Exercise data:
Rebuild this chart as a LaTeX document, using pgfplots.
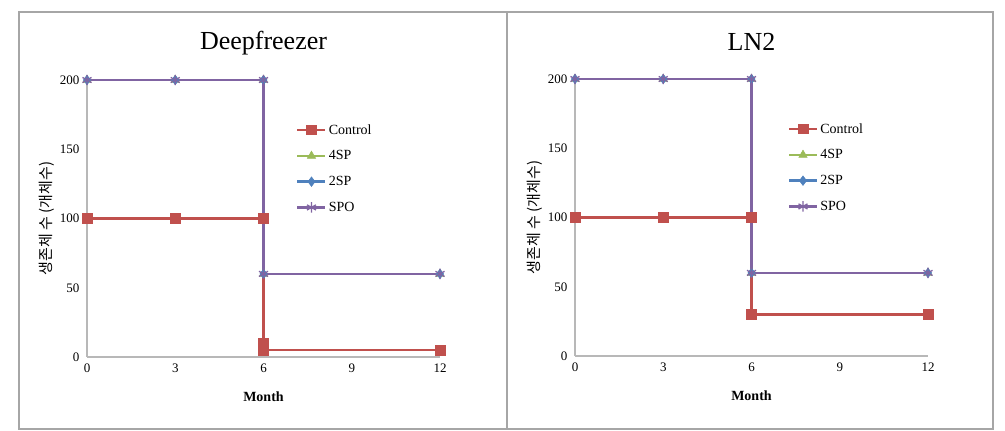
\documentclass[border=0pt]{standalone}
\usepackage{fontspec}
\setmainfont{Liberation Serif}
\newfontfamily\kr{Noto Sans CJK KR}
\usepackage{pgfplots}
\pgfplotsset{compat=1.18}
\definecolor{cCtrl}{HTML}{C0504D}
\definecolor{cFour}{HTML}{9BBB59}
\definecolor{cTwo}{HTML}{4F81BD}
\definecolor{cSpo}{HTML}{8064A2}
\pgfplotsset{
  panel/.style={
    scale only axis, width=353pt, height=277pt,
    xmin=0, xmax=12, ymin=0, ymax=200,
    axis x line*=bottom, axis y line*=left,
    axis line style={draw=black!28, line width=1.2pt, -},
    xtick={0,3,6,9,12}, ytick={0,50,100,150,200},
    major tick length=0pt,
    tick label style={font=\fontsize{13}{13}\selectfont},
    /pgf/number format/assume math mode=true,
    yticklabel style={xshift=-4pt},
    xticklabel style={yshift=-3pt},
    xlabel={\textbf{Month}},
    xlabel style={at={(axis description cs:0.5,-0.145)}, anchor=center, font=\fontsize{14}{14}\selectfont},
    ylabel={\kr 생존체 수 (개체수)},
    ylabel style={at={(axis description cs:-0.115,0.5)}, anchor=center, font=\fontsize{15}{15}\selectfont},
    title style={at={(axis description cs:0.5,1.112)}, anchor=center, font=\fontsize{26}{26}\selectfont},
    clip=false,
    legend cell align=left,
    legend style={draw=none, fill=none, anchor=north west,
      font=\fontsize{14}{14}\selectfont, row sep=11pt, inner xsep=0pt, inner ysep=0pt},
    legend image code/.code={\draw[mark repeat=2,mark phase=2,#1] plot coordinates {(0pt,0pt) (14pt,0pt) (28pt,0pt)};},
  },
  ctrl/.style={color=cCtrl, line width=2.6pt, mark=square*, mark size=4.8pt, mark options={solid, line width=0.5pt}},
  four/.style={color=cFour, line width=2.6pt, mark=triangle*, mark size=4.8pt, mark options={solid, line width=0.5pt}},
  two/.style={color=cTwo, line width=2.6pt, mark=diamond*, mark size=4.8pt, mark options={solid, line width=0.5pt}},
  spo/.style={color=cSpo, line width=2.6pt, mark=asterisk, mark size=5.2pt, mark options={solid, line width=1.3pt}},
}
\begin{document}
\begin{tikzpicture}
\path[use as bounding box] (0pt,0pt) rectangle (1005pt,431pt);
\draw[black!35, line width=1.5pt] (19pt,2pt) rectangle (993pt,419pt);
\draw[black!35, line width=1.5pt] (507pt,2pt) -- (507pt,419pt);

\begin{axis}[panel, at={(87pt,74pt)}, anchor=south west, title={Deepfreezer},
  legend style={at={(axis description cs:0.592,0.848)}}]
\addplot[ctrl] coordinates {(0,100) (3,100) (6,100) (6,10) (6,5) (12,5)};
\addplot[four] coordinates {(0,200) (3,200) (6,200) (6,60) (12,60)};
\addplot[two] coordinates {(0,200) (3,200) (6,200) (6,60) (12,60)};
\addplot[spo] coordinates {(0,200) (3,200) (6,200) (6,60) (12,60)};
\legend{Control,4SP,2SP,SPO}
\end{axis}

\begin{axis}[panel, at={(575pt,75pt)}, anchor=south west, title={LN2},
  legend style={at={(axis description cs:0.602,0.848)}}]
\addplot[ctrl] coordinates {(0,100) (3,100) (6,100) (6,30) (12,30)};
\addplot[four] coordinates {(0,200) (3,200) (6,200) (6,60) (12,60)};
\addplot[two] coordinates {(0,200) (3,200) (6,200) (6,60) (12,60)};
\addplot[spo] coordinates {(0,200) (3,200) (6,200) (6,60) (12,60)};
\legend{Control,4SP,2SP,SPO}
\end{axis}
\end{tikzpicture}
\end{document}
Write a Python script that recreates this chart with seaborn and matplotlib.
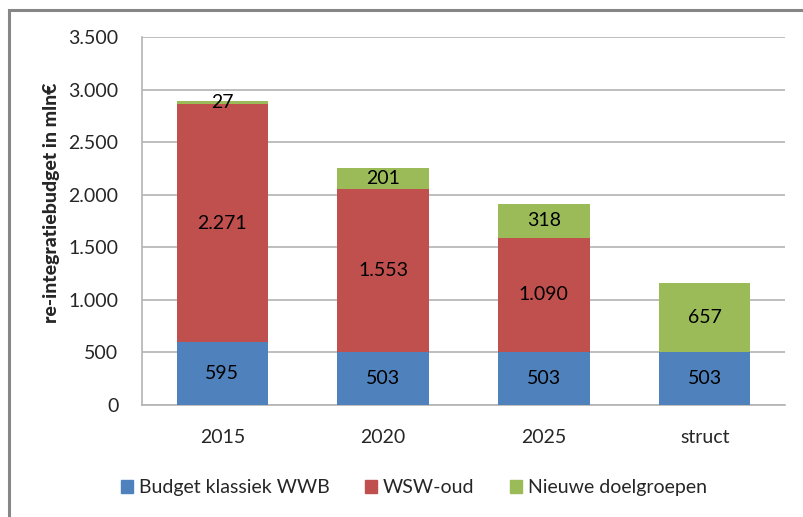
import pandas as pd
import numpy as np
import matplotlib
matplotlib.use('Agg')
import matplotlib.pyplot as plt
import matplotlib.patches as mpatches
import seaborn as sns

categories = ['2015', '2020', '2025', 'struct']
wwb = [595, 503, 503, 503]
wsw_oud = [2271, 1553, 1090, 0]
nieuwe = [27, 201, 318, 657]
series_names = ['Budget klassiek WWB', 'WSW-oud', 'Nieuwe doelgroepen']
yticks = [0, 500, 1000, 1500, 2000, 2500, 3000, 3500]

kleuren = ['#4F81BD', '#C0504D', '#9BBB59']

sns.set_theme(style="white")
plt.rcParams['font.family'] = ['Lato', 'DejaVu Sans']

df = pd.DataFrame({'jaar': categories, 'wwb': wwb, 'wsw': wsw_oud, 'nieuw': nieuwe})

fig = plt.figure(figsize=(8.04, 5.17), dpi=100)
ax = fig.add_axes([0.1766, 0.2166, 0.7998, 0.7118])

# outer frame of the chart area (cut off at right/bottom in the reference)
fig.patches.append(mpatches.Rectangle((9 / 804, -0.05), 1.0, 1 - 10 / 517 + 0.05,
                                      transform=fig.transFigure, fill=False,
                                      edgecolor='#868686', linewidth=2.2, zorder=0))

bottom = np.zeros(len(categories))
for kolom, naam, kleur in zip(['wwb', 'wsw', 'nieuw'], series_names, kleuren):
    waarden = df[kolom].values
    sns.barplot(data=df, x='jaar', y=kolom, color=kleur, bottom=bottom, width=0.57,
                ax=ax, label=naam, saturation=1, linewidth=0, zorder=3)
    for i, v in enumerate(waarden):
        if v > 0:
            ax.text(i, bottom[i] + v / 2, f'{v:,}'.replace(',', '.'), ha='center',
                    va='center', fontsize=14, color='black', zorder=4)
    bottom = bottom + waarden

ax.set_ylim(0, 3500)
ax.set_xlim(-0.5, 3.5)
ax.set_yticks(yticks)
ax.set_yticklabels([f'{t:,}'.replace(',', '.') for t in yticks], fontsize=14)
ax.tick_params(axis='x', labelsize=14, length=0, pad=17)
ax.tick_params(axis='y', length=0, pad=17)
ax.yaxis.grid(True, color='#B3B3B3', linewidth=1.2, zorder=0)
ax.set_axisbelow(True)
for s in ['top', 'right']:
    ax.spines[s].set_visible(False)
ax.spines['left'].set_color('#B3B3B3')
ax.spines['bottom'].set_color('#B3B3B3')
ax.spines['left'].set_linewidth(1.2)
ax.spines['bottom'].set_linewidth(1.2)
ax.set_xlabel('')
ax.set_ylabel('re-integratiebudget in mln€', fontsize=14, fontweight='black')
ax.yaxis.set_label_coords(-0.128, 0.55)

handles = [mpatches.Patch(color=k, label=n) for k, n in zip(kleuren, series_names)]
ax.legend(handles=handles, loc='center', bbox_to_anchor=(0.423, -0.225), ncol=3,
          frameon=False, fontsize=14, handlelength=0.6, handleheight=0.6,
          handletextpad=0.3, columnspacing=1.85)

plt.savefig('out.png', dpi=100)
plt.close()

Requirements: Pictures are excluded; copy every other part of the records exactly.

Final result:
Rebuild this chart as a LaTeX document, using pgfplots.
\documentclass[border=0pt]{standalone}
\usepackage{fontspec}
\setmainfont{Liberation Serif}
\newfontfamily\kr{Noto Sans CJK KR}
\usepackage{pgfplots}
\pgfplotsset{compat=1.18}
\definecolor{cCtrl}{HTML}{C0504D}
\definecolor{cFour}{HTML}{9BBB59}
\definecolor{cTwo}{HTML}{4F81BD}
\definecolor{cSpo}{HTML}{8064A2}
\pgfplotsset{
  panel/.style={
    scale only axis, width=353pt, height=277pt,
    xmin=0, xmax=12, ymin=0, ymax=200,
    axis x line*=bottom, axis y line*=left,
    axis line style={draw=black!28, line width=1.2pt, -},
    xtick={0,3,6,9,12}, ytick={0,50,100,150,200},
    major tick length=0pt,
    tick label style={font=\fontsize{13}{13}\selectfont},
    /pgf/number format/assume math mode=true,
    yticklabel style={xshift=-4pt},
    xticklabel style={yshift=-3pt},
    xlabel={\textbf{Month}},
    xlabel style={at={(axis description cs:0.5,-0.145)}, anchor=center, font=\fontsize{14}{14}\selectfont},
    ylabel={\kr 생존체 수 (개체수)},
    ylabel style={at={(axis description cs:-0.115,0.5)}, anchor=center, font=\fontsize{15}{15}\selectfont},
    title style={at={(axis description cs:0.5,1.112)}, anchor=center, font=\fontsize{26}{26}\selectfont},
    clip=false,
    legend cell align=left,
    legend style={draw=none, fill=none, anchor=north west,
      font=\fontsize{14}{14}\selectfont, row sep=11pt, inner xsep=0pt, inner ysep=0pt},
    legend image code/.code={\draw[mark repeat=2,mark phase=2,#1] plot coordinates {(0pt,0pt) (14pt,0pt) (28pt,0pt)};},
  },
  ctrl/.style={color=cCtrl, line width=2.6pt, mark=square*, mark size=4.8pt, mark options={solid, line width=0.5pt}},
  four/.style={color=cFour, line width=2.6pt, mark=triangle*, mark size=4.8pt, mark options={solid, line width=0.5pt}},
  two/.style={color=cTwo, line width=2.6pt, mark=diamond*, mark size=4.8pt, mark options={solid, line width=0.5pt}},
  spo/.style={color=cSpo, line width=2.6pt, mark=asterisk, mark size=5.2pt, mark options={solid, line width=1.3pt}},
}
\begin{document}
\begin{tikzpicture}
\path[use as bounding box] (0pt,0pt) rectangle (1005pt,431pt);
\draw[black!35, line width=1.5pt] (19pt,2pt) rectangle (993pt,419pt);
\draw[black!35, line width=1.5pt] (507pt,2pt) -- (507pt,419pt);

\begin{axis}[panel, at={(87pt,74pt)}, anchor=south west, title={Deepfreezer},
  legend style={at={(axis description cs:0.592,0.848)}}]
\addplot[ctrl] coordinates {(0,100) (3,100) (6,100) (6,10) (6,5) (12,5)};
\addplot[four] coordinates {(0,200) (3,200) (6,200) (6,60) (12,60)};
\addplot[two] coordinates {(0,200) (3,200) (6,200) (6,60) (12,60)};
\addplot[spo] coordinates {(0,200) (3,200) (6,200) (6,60) (12,60)};
\legend{Control,4SP,2SP,SPO}
\end{axis}

\begin{axis}[panel, at={(575pt,75pt)}, anchor=south west, title={LN2},
  legend style={at={(axis description cs:0.602,0.848)}}]
\addplot[ctrl] coordinates {(0,100) (3,100) (6,100) (6,30) (12,30)};
\addplot[four] coordinates {(0,200) (3,200) (6,200) (6,60) (12,60)};
\addplot[two] coordinates {(0,200) (3,200) (6,200) (6,60) (12,60)};
\addplot[spo] coordinates {(0,200) (3,200) (6,200) (6,60) (12,60)};
\legend{Control,4SP,2SP,SPO}
\end{axis}
\end{tikzpicture}
\end{document}
Write a Python script that recreates this chart with seaborn and matplotlib.
import pandas as pd
import numpy as np
import matplotlib
matplotlib.use('Agg')
import matplotlib.pyplot as plt
import matplotlib.patches as mpatches
import seaborn as sns

categories = ['2015', '2020', '2025', 'struct']
wwb = [595, 503, 503, 503]
wsw_oud = [2271, 1553, 1090, 0]
nieuwe = [27, 201, 318, 657]
series_names = ['Budget klassiek WWB', 'WSW-oud', 'Nieuwe doelgroepen']
yticks = [0, 500, 1000, 1500, 2000, 2500, 3000, 3500]

kleuren = ['#4F81BD', '#C0504D', '#9BBB59']

sns.set_theme(style="white")
plt.rcParams['font.family'] = ['Lato', 'DejaVu Sans']

df = pd.DataFrame({'jaar': categories, 'wwb': wwb, 'wsw': wsw_oud, 'nieuw': nieuwe})

fig = plt.figure(figsize=(8.04, 5.17), dpi=100)
ax = fig.add_axes([0.1766, 0.2166, 0.7998, 0.7118])

# outer frame of the chart area (cut off at right/bottom in the reference)
fig.patches.append(mpatches.Rectangle((9 / 804, -0.05), 1.0, 1 - 10 / 517 + 0.05,
                                      transform=fig.transFigure, fill=False,
                                      edgecolor='#868686', linewidth=2.2, zorder=0))

bottom = np.zeros(len(categories))
for kolom, naam, kleur in zip(['wwb', 'wsw', 'nieuw'], series_names, kleuren):
    waarden = df[kolom].values
    sns.barplot(data=df, x='jaar', y=kolom, color=kleur, bottom=bottom, width=0.57,
                ax=ax, label=naam, saturation=1, linewidth=0, zorder=3)
    for i, v in enumerate(waarden):
        if v > 0:
            ax.text(i, bottom[i] + v / 2, f'{v:,}'.replace(',', '.'), ha='center',
                    va='center', fontsize=14, color='black', zorder=4)
    bottom = bottom + waarden

ax.set_ylim(0, 3500)
ax.set_xlim(-0.5, 3.5)
ax.set_yticks(yticks)
ax.set_yticklabels([f'{t:,}'.replace(',', '.') for t in yticks], fontsize=14)
ax.tick_params(axis='x', labelsize=14, length=0, pad=17)
ax.tick_params(axis='y', length=0, pad=17)
ax.yaxis.grid(True, color='#B3B3B3', linewidth=1.2, zorder=0)
ax.set_axisbelow(True)
for s in ['top', 'right']:
    ax.spines[s].set_visible(False)
ax.spines['left'].set_color('#B3B3B3')
ax.spines['bottom'].set_color('#B3B3B3')
ax.spines['left'].set_linewidth(1.2)
ax.spines['bottom'].set_linewidth(1.2)
ax.set_xlabel('')
ax.set_ylabel('re-integratiebudget in mln€', fontsize=14, fontweight='black')
ax.yaxis.set_label_coords(-0.128, 0.55)

handles = [mpatches.Patch(color=k, label=n) for k, n in zip(kleuren, series_names)]
ax.legend(handles=handles, loc='center', bbox_to_anchor=(0.423, -0.225), ncol=3,
          frameon=False, fontsize=14, handlelength=0.6, handleheight=0.6,
          handletextpad=0.3, columnspacing=1.85)

plt.savefig('out.png', dpi=100)
plt.close()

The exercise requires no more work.